- _GIVEN EXERCISE_:
Copy nothing but the text: reproduce each line of the listing exactly and leave the pictures out.

- _DATA SEGMENT_:
===
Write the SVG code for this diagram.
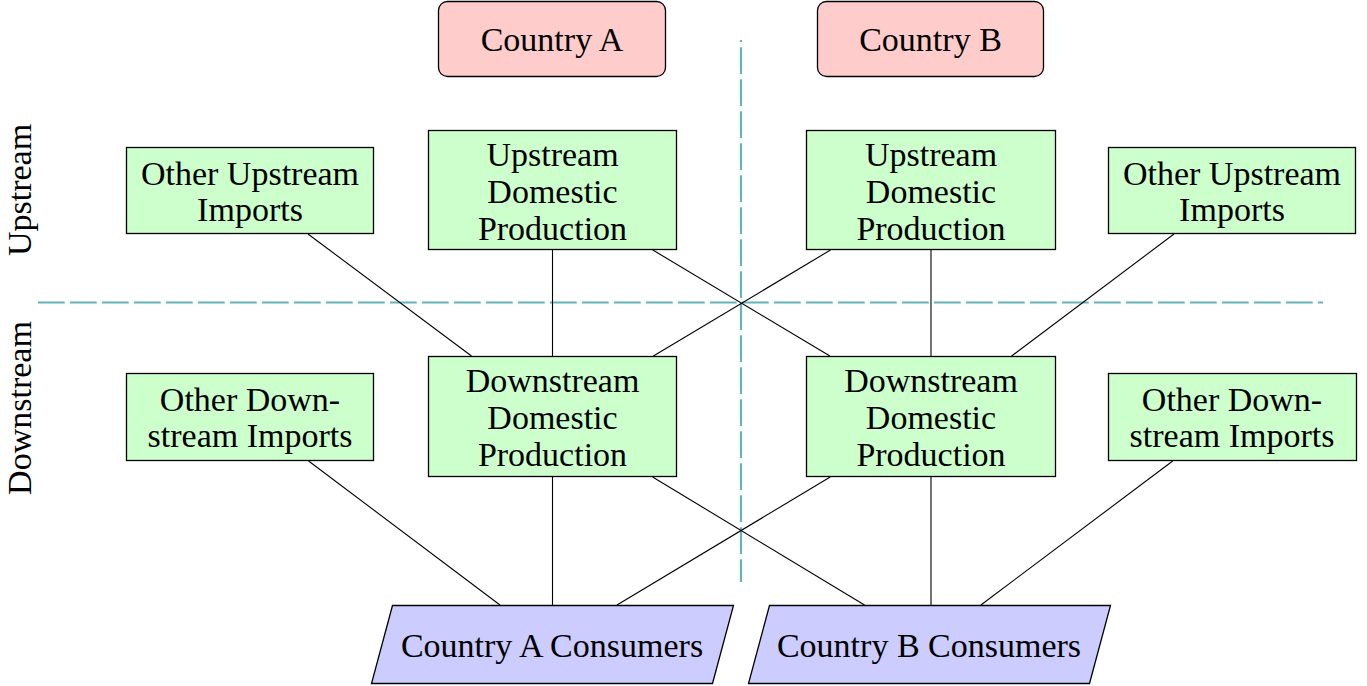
<svg xmlns="http://www.w3.org/2000/svg" width="1367" height="686" viewBox="0 0 1367 686">
<style>
text{font-family:"Liberation Serif","Times New Roman",serif;font-size:34px;fill:#000;text-anchor:middle}
.g{fill:#ccffcc;stroke:#000;stroke-width:1.3}
.r{fill:#ffcccc;stroke:#000;stroke-width:1.3}
.b{fill:#ccccff;stroke:#000;stroke-width:1.3}
.c line{stroke:#000;stroke-width:1.1}
.d{stroke:#66b3b3;stroke-width:2.2;stroke-dasharray:26.7 5.3;fill:none}
</style>
<rect width="1367" height="686" fill="#fff"/>
<g id="dividers">
<line class="d" x1="741" y1="40" x2="741" y2="582" stroke-dashoffset="24.7"/>
<line class="d" x1="38" y1="302.5" x2="1323" y2="302.5"/>
</g>
<g id="labels">
<text transform="rotate(-90 31 190)" x="31" y="190">Upstream</text>
<text transform="rotate(-90 31 408)" x="31" y="408">Downstream</text>
</g>
<g class="c" id="connectors">
<line x1="308" y1="234" x2="471.5" y2="356"/>
<line x1="552.5" y1="250" x2="552.5" y2="356"/>
<line x1="652.8" y1="250" x2="829.9" y2="356"/>
<line x1="830.5" y1="250" x2="653.4" y2="356"/>
<line x1="931" y1="250" x2="931" y2="356"/>
<line x1="1174" y1="234" x2="1011.6" y2="356"/>
<line x1="308.6" y1="461" x2="500" y2="605"/>
<line x1="552.5" y1="477" x2="552.5" y2="605"/>
<line x1="652.6" y1="477" x2="864.5" y2="605"/>
<line x1="830.2" y1="477" x2="617" y2="605"/>
<line x1="931" y1="477" x2="931" y2="605"/>
<line x1="1172.7" y1="461" x2="980.9" y2="605"/>
</g>
<g id="countryA"><rect class="r" x="438.5" y="1.5" width="227" height="75" rx="9"/><text x="552" y="51">Country A</text></g>
<g id="countryB"><rect class="r" x="817.5" y="1.5" width="226" height="75" rx="9"/><text x="930.5" y="51">Country B</text></g>
<g id="otherUpA"><rect class="g" x="126.5" y="147.5" width="247" height="86"/><text x="250" y="185">Other Upstream</text><text x="250" y="221">Imports</text></g>
<g id="upA"><rect class="g" x="428.5" y="130.5" width="248" height="119"/><text x="552.5" y="166">Upstream</text><text x="552.5" y="203">Domestic</text><text x="552.5" y="240">Production</text></g>
<g id="upB"><rect class="g" x="806.5" y="130.5" width="249" height="119"/><text x="931" y="166">Upstream</text><text x="931" y="203">Domestic</text><text x="931" y="240">Production</text></g>
<g id="otherUpB"><rect class="g" x="1108.5" y="147.5" width="247" height="86"/><text x="1232" y="185">Other Upstream</text><text x="1232" y="221">Imports</text></g>
<g id="otherDownA"><rect class="g" x="126.5" y="373.5" width="247" height="87"/><text x="250" y="411">Other Down-</text><text x="250" y="447">stream Imports</text></g>
<g id="downA"><rect class="g" x="428.5" y="356.5" width="248" height="120"/><text x="552.5" y="392">Downstream</text><text x="552.5" y="429">Domestic</text><text x="552.5" y="466">Production</text></g>
<g id="downB"><rect class="g" x="806.5" y="356.5" width="249" height="120"/><text x="931" y="392">Downstream</text><text x="931" y="429">Domestic</text><text x="931" y="466">Production</text></g>
<g id="otherDownB"><rect class="g" x="1108.5" y="373.5" width="248" height="87"/><text x="1232" y="411">Other Down-</text><text x="1232" y="447">stream Imports</text></g>
<g id="consumersA"><polygon class="b" points="392.5,605.5 733.5,605.5 712.5,683.5 371.5,683.5"/><text x="552" y="657">Country A Consumers</text></g>
<g id="consumersB"><polygon class="b" points="769.5,605.5 1110.5,605.5 1089.5,683.5 748.5,683.5"/><text x="929" y="657">Country B Consumers</text></g>
</svg>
===
- _WRITTEN SOLUTION_:
Write the SVG code for this diagram.
<svg xmlns="http://www.w3.org/2000/svg" width="1367" height="686" viewBox="0 0 1367 686">
<style>
text{font-family:"Liberation Serif","Times New Roman",serif;font-size:34px;fill:#000;text-anchor:middle}
.g{fill:#ccffcc;stroke:#000;stroke-width:1.3}
.r{fill:#ffcccc;stroke:#000;stroke-width:1.3}
.b{fill:#ccccff;stroke:#000;stroke-width:1.3}
.c line{stroke:#000;stroke-width:1.1}
.d{stroke:#66b3b3;stroke-width:2.2;stroke-dasharray:26.7 5.3;fill:none}
</style>
<rect width="1367" height="686" fill="#fff"/>
<g id="dividers">
<line class="d" x1="741" y1="40" x2="741" y2="582" stroke-dashoffset="24.7"/>
<line class="d" x1="38" y1="302.5" x2="1323" y2="302.5"/>
</g>
<g id="labels">
<text transform="rotate(-90 31 190)" x="31" y="190">Upstream</text>
<text transform="rotate(-90 31 408)" x="31" y="408">Downstream</text>
</g>
<g class="c" id="connectors">
<line x1="308" y1="234" x2="471.5" y2="356"/>
<line x1="552.5" y1="250" x2="552.5" y2="356"/>
<line x1="652.8" y1="250" x2="829.9" y2="356"/>
<line x1="830.5" y1="250" x2="653.4" y2="356"/>
<line x1="931" y1="250" x2="931" y2="356"/>
<line x1="1174" y1="234" x2="1011.6" y2="356"/>
<line x1="308.6" y1="461" x2="500" y2="605"/>
<line x1="552.5" y1="477" x2="552.5" y2="605"/>
<line x1="652.6" y1="477" x2="864.5" y2="605"/>
<line x1="830.2" y1="477" x2="617" y2="605"/>
<line x1="931" y1="477" x2="931" y2="605"/>
<line x1="1172.7" y1="461" x2="980.9" y2="605"/>
</g>
<g id="countryA"><rect class="r" x="438.5" y="1.5" width="227" height="75" rx="9"/><text x="552" y="51">Country A</text></g>
<g id="countryB"><rect class="r" x="817.5" y="1.5" width="226" height="75" rx="9"/><text x="930.5" y="51">Country B</text></g>
<g id="otherUpA"><rect class="g" x="126.5" y="147.5" width="247" height="86"/><text x="250" y="185">Other Upstream</text><text x="250" y="221">Imports</text></g>
<g id="upA"><rect class="g" x="428.5" y="130.5" width="248" height="119"/><text x="552.5" y="166">Upstream</text><text x="552.5" y="203">Domestic</text><text x="552.5" y="240">Production</text></g>
<g id="upB"><rect class="g" x="806.5" y="130.5" width="249" height="119"/><text x="931" y="166">Upstream</text><text x="931" y="203">Domestic</text><text x="931" y="240">Production</text></g>
<g id="otherUpB"><rect class="g" x="1108.5" y="147.5" width="247" height="86"/><text x="1232" y="185">Other Upstream</text><text x="1232" y="221">Imports</text></g>
<g id="otherDownA"><rect class="g" x="126.5" y="373.5" width="247" height="87"/><text x="250" y="411">Other Down-</text><text x="250" y="447">stream Imports</text></g>
<g id="downA"><rect class="g" x="428.5" y="356.5" width="248" height="120"/><text x="552.5" y="392">Downstream</text><text x="552.5" y="429">Domestic</text><text x="552.5" y="466">Production</text></g>
<g id="downB"><rect class="g" x="806.5" y="356.5" width="249" height="120"/><text x="931" y="392">Downstream</text><text x="931" y="429">Domestic</text><text x="931" y="466">Production</text></g>
<g id="otherDownB"><rect class="g" x="1108.5" y="373.5" width="248" height="87"/><text x="1232" y="411">Other Down-</text><text x="1232" y="447">stream Imports</text></g>
<g id="consumersA"><polygon class="b" points="392.5,605.5 733.5,605.5 712.5,683.5 371.5,683.5"/><text x="552" y="657">Country A Consumers</text></g>
<g id="consumersB"><polygon class="b" points="769.5,605.5 1110.5,605.5 1089.5,683.5 748.5,683.5"/><text x="929" y="657">Country B Consumers</text></g>
</svg>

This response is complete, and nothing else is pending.